▶ [Supplied records]:
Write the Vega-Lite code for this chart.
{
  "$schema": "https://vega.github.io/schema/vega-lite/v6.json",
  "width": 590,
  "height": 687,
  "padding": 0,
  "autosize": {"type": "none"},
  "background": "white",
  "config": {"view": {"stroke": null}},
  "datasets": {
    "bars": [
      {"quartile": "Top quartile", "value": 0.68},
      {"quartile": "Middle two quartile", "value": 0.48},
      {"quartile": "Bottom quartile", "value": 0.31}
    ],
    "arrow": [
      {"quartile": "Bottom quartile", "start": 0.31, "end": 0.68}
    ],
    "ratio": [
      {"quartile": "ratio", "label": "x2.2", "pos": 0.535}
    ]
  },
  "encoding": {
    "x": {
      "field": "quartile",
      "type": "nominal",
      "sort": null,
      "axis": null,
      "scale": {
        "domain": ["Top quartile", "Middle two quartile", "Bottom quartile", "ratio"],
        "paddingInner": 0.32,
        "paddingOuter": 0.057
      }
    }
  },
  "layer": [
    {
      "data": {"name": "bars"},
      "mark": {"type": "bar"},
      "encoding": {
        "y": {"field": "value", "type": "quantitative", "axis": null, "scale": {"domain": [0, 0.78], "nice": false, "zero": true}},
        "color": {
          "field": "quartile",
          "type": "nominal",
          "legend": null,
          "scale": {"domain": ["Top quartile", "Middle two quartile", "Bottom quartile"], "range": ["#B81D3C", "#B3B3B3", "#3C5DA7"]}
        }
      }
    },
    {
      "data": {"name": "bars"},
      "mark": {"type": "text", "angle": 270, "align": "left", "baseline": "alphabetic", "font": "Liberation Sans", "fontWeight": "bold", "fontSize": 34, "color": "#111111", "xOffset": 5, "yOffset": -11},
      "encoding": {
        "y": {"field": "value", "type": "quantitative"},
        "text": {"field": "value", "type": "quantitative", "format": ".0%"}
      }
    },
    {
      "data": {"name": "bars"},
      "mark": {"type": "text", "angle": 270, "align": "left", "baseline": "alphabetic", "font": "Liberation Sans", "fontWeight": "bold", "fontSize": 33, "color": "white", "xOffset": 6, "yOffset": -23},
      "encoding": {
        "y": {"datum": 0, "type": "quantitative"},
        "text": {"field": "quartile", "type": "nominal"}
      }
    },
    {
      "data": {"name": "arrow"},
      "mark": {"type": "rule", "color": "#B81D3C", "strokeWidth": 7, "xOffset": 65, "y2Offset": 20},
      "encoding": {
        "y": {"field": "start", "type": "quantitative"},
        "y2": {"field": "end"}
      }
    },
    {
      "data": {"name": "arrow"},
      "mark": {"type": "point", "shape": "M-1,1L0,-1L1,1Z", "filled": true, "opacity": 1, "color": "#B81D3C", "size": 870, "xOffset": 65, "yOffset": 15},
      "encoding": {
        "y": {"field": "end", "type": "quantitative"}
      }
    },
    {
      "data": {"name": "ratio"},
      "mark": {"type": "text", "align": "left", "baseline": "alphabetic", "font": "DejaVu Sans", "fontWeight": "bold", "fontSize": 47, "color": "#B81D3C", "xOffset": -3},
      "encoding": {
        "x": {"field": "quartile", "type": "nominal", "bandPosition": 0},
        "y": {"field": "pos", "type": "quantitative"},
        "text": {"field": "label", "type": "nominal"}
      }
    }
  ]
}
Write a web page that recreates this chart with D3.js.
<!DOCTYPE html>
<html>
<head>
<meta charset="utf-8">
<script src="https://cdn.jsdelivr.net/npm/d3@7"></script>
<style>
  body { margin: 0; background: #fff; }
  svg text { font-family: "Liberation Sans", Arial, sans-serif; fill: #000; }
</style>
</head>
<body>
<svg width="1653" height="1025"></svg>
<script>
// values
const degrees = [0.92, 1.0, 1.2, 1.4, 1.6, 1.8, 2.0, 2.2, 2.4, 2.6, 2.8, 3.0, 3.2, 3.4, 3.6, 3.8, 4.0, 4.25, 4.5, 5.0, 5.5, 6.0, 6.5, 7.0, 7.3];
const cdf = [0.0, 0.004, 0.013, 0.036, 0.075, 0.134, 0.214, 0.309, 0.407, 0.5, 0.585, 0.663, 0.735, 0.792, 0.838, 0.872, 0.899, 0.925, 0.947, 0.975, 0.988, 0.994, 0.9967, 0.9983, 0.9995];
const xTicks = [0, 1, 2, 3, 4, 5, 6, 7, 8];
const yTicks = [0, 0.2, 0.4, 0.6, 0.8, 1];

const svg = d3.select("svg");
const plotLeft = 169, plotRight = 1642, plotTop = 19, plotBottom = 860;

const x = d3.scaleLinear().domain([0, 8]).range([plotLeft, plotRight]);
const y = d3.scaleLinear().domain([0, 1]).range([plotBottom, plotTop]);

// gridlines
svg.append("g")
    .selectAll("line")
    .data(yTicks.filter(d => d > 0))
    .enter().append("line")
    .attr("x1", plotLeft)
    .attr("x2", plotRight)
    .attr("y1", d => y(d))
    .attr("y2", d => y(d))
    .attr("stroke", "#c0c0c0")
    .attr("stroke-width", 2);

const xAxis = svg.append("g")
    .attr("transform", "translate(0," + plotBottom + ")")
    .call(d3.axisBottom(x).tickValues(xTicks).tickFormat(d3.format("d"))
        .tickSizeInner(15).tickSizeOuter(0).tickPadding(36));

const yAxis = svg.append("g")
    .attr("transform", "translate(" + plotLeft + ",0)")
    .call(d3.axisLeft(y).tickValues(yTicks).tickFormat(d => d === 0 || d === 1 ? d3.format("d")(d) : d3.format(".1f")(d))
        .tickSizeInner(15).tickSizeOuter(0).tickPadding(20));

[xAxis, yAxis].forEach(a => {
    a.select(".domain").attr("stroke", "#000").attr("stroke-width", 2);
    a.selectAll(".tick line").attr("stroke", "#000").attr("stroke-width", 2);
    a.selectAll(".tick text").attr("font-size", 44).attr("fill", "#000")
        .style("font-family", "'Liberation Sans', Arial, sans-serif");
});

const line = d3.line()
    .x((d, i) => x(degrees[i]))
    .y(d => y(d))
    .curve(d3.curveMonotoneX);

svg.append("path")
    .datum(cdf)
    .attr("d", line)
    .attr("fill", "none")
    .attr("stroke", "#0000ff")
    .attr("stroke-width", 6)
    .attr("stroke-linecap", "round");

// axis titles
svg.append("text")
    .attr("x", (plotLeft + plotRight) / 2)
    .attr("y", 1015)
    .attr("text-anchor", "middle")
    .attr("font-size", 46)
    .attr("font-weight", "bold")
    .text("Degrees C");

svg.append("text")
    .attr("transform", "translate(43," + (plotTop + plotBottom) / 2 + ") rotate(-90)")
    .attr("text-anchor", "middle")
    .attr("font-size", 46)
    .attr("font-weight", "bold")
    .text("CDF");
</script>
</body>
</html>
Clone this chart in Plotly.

▶ [Problem details]:
Identify the lines of the data that contain the word "Write". Copy each of them.

▶ [Result of this task]:
Write the Vega-Lite code for this chart.
Write a web page that recreates this chart with D3.js.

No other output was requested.